** Instructions to follow **
Gather every line holding the string "image".

** Data for the task **
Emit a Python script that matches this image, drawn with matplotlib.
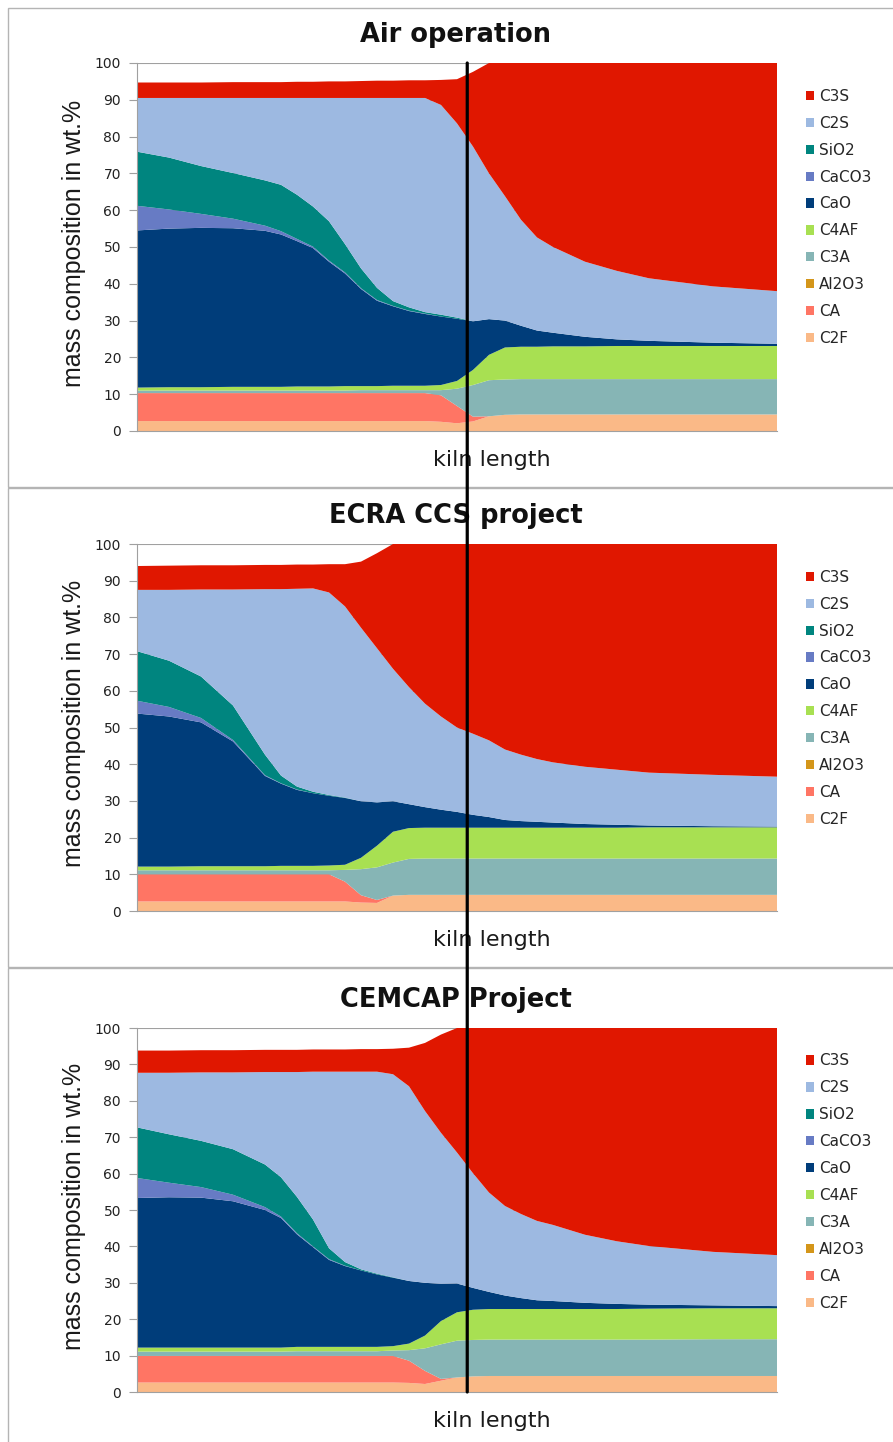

---

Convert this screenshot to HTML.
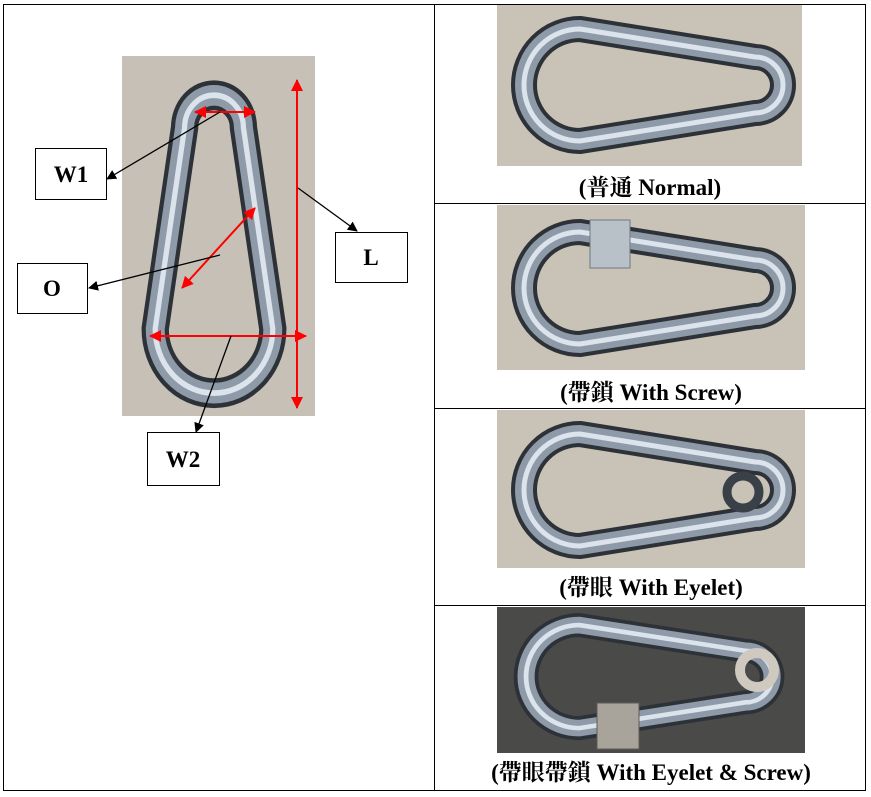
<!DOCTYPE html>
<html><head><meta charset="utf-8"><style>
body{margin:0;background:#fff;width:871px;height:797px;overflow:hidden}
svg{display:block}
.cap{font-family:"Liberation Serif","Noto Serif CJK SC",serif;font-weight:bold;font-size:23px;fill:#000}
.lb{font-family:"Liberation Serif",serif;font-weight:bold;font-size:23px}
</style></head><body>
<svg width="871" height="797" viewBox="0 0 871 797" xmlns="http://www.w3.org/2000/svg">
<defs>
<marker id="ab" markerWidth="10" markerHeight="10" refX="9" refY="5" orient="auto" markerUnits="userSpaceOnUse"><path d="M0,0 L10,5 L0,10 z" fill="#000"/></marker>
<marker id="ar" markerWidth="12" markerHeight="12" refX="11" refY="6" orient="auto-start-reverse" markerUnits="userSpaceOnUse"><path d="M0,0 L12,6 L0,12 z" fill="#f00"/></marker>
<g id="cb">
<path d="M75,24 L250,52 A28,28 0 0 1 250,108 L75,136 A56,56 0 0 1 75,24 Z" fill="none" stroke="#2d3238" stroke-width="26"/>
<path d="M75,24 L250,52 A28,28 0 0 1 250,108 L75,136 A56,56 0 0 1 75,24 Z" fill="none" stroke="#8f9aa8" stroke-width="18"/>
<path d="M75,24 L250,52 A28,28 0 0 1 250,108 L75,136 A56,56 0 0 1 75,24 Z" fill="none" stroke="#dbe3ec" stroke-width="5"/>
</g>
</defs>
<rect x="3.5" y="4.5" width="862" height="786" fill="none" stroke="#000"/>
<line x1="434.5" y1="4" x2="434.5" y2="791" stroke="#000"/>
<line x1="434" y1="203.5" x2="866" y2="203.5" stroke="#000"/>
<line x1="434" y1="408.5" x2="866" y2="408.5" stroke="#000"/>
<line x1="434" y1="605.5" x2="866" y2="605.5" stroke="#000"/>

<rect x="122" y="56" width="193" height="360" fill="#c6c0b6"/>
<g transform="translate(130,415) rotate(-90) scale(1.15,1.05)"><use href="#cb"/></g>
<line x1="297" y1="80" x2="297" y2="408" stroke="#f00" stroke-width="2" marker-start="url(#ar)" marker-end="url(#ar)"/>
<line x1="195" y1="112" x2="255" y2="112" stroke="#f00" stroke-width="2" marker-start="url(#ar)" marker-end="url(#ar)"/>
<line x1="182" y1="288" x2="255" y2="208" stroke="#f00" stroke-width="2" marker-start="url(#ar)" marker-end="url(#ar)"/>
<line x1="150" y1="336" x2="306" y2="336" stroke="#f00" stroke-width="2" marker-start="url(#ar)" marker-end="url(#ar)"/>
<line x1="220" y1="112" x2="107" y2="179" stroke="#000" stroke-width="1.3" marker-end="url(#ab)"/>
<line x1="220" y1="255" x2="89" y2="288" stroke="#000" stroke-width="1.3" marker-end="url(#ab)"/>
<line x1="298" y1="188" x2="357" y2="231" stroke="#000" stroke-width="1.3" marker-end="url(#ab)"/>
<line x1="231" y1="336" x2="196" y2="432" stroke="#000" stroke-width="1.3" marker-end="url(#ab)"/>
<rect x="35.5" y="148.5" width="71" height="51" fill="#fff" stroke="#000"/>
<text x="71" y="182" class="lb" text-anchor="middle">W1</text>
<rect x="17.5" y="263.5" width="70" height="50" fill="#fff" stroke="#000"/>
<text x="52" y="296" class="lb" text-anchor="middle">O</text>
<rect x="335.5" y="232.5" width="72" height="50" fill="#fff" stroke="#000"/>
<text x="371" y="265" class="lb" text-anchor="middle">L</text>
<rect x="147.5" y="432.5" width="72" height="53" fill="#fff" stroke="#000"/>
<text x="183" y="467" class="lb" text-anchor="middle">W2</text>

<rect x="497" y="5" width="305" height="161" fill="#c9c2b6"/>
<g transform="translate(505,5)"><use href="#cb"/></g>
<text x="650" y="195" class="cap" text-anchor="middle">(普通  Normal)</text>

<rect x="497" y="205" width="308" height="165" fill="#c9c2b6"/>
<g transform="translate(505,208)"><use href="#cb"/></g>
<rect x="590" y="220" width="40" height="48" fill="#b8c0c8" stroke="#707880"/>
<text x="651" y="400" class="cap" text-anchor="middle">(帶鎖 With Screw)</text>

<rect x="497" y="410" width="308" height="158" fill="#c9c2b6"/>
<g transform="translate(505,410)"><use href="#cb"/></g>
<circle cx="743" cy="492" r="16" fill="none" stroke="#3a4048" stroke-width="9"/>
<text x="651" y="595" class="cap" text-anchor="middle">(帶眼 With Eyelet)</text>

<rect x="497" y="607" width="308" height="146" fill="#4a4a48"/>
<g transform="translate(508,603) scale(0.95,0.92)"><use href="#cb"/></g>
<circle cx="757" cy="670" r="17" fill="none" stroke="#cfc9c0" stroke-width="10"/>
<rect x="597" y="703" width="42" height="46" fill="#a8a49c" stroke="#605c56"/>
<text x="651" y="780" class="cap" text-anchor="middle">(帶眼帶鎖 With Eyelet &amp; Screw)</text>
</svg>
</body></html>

...

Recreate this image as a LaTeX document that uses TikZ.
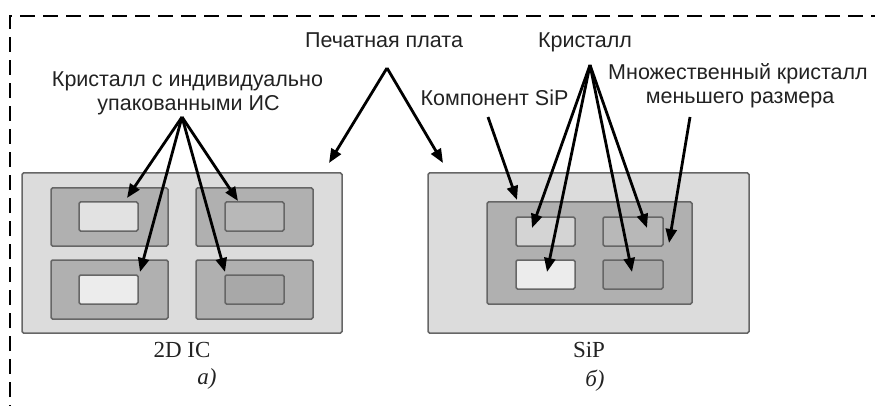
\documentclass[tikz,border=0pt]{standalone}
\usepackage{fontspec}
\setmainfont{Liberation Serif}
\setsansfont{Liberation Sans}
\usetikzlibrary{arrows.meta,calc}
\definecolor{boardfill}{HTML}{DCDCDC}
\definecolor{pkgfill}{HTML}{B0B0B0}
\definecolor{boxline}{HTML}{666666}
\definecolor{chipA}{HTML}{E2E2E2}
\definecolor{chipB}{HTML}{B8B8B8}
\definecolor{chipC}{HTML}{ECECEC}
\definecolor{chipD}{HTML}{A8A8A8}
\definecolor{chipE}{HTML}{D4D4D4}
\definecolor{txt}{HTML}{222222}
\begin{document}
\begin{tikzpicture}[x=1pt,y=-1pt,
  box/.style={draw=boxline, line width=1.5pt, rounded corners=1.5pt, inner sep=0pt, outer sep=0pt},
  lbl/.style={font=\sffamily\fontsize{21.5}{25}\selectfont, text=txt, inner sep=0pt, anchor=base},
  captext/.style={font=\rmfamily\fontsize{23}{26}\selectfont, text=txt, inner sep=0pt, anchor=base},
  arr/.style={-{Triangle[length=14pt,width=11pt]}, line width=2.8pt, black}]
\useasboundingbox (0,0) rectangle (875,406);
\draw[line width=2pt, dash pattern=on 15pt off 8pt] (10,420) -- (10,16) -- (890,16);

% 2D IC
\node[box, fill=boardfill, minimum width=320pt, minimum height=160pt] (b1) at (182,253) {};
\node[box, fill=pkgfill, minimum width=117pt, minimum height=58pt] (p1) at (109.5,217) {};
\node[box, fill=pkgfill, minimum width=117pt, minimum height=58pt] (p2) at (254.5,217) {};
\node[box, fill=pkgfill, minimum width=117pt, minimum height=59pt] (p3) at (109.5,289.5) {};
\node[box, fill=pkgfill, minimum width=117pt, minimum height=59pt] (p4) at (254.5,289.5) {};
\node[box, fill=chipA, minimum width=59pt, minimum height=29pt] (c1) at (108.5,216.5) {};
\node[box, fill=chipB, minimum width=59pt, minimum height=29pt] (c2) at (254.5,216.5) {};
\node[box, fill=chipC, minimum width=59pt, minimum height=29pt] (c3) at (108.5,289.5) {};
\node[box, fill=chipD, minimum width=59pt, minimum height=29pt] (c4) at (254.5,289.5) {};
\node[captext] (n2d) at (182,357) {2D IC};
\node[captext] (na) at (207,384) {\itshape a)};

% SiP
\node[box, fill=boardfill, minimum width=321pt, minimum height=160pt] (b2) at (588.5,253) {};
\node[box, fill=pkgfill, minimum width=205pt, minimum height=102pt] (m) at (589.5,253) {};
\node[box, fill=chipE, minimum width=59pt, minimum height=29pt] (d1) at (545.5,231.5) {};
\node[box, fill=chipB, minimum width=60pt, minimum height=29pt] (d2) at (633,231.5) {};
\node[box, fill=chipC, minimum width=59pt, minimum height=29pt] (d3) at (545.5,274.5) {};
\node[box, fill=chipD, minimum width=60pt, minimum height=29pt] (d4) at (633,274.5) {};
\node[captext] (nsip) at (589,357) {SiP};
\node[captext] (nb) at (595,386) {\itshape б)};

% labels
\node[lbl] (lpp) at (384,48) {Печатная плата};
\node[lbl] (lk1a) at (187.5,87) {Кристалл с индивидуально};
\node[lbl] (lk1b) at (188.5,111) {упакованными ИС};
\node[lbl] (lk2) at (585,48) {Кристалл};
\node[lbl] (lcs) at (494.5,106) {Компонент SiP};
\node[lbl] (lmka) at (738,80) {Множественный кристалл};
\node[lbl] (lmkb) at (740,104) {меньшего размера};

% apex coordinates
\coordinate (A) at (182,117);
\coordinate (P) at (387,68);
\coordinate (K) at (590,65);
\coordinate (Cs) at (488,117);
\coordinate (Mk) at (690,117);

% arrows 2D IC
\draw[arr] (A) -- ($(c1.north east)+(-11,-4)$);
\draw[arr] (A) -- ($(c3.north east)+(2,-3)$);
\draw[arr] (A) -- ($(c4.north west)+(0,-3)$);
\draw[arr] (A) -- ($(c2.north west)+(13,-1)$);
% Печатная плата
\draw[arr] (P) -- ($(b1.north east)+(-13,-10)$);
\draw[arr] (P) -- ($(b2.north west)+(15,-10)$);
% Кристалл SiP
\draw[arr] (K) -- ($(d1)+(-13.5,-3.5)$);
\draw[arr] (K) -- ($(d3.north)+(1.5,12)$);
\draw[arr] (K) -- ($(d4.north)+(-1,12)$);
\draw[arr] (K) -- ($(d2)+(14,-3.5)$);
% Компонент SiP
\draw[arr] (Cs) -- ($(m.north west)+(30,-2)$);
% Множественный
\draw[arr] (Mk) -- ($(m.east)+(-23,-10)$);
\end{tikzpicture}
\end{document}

** Full answer **
Emit a Python script that matches this image, drawn with matplotlib.
Recreate this image as a LaTeX document that uses TikZ.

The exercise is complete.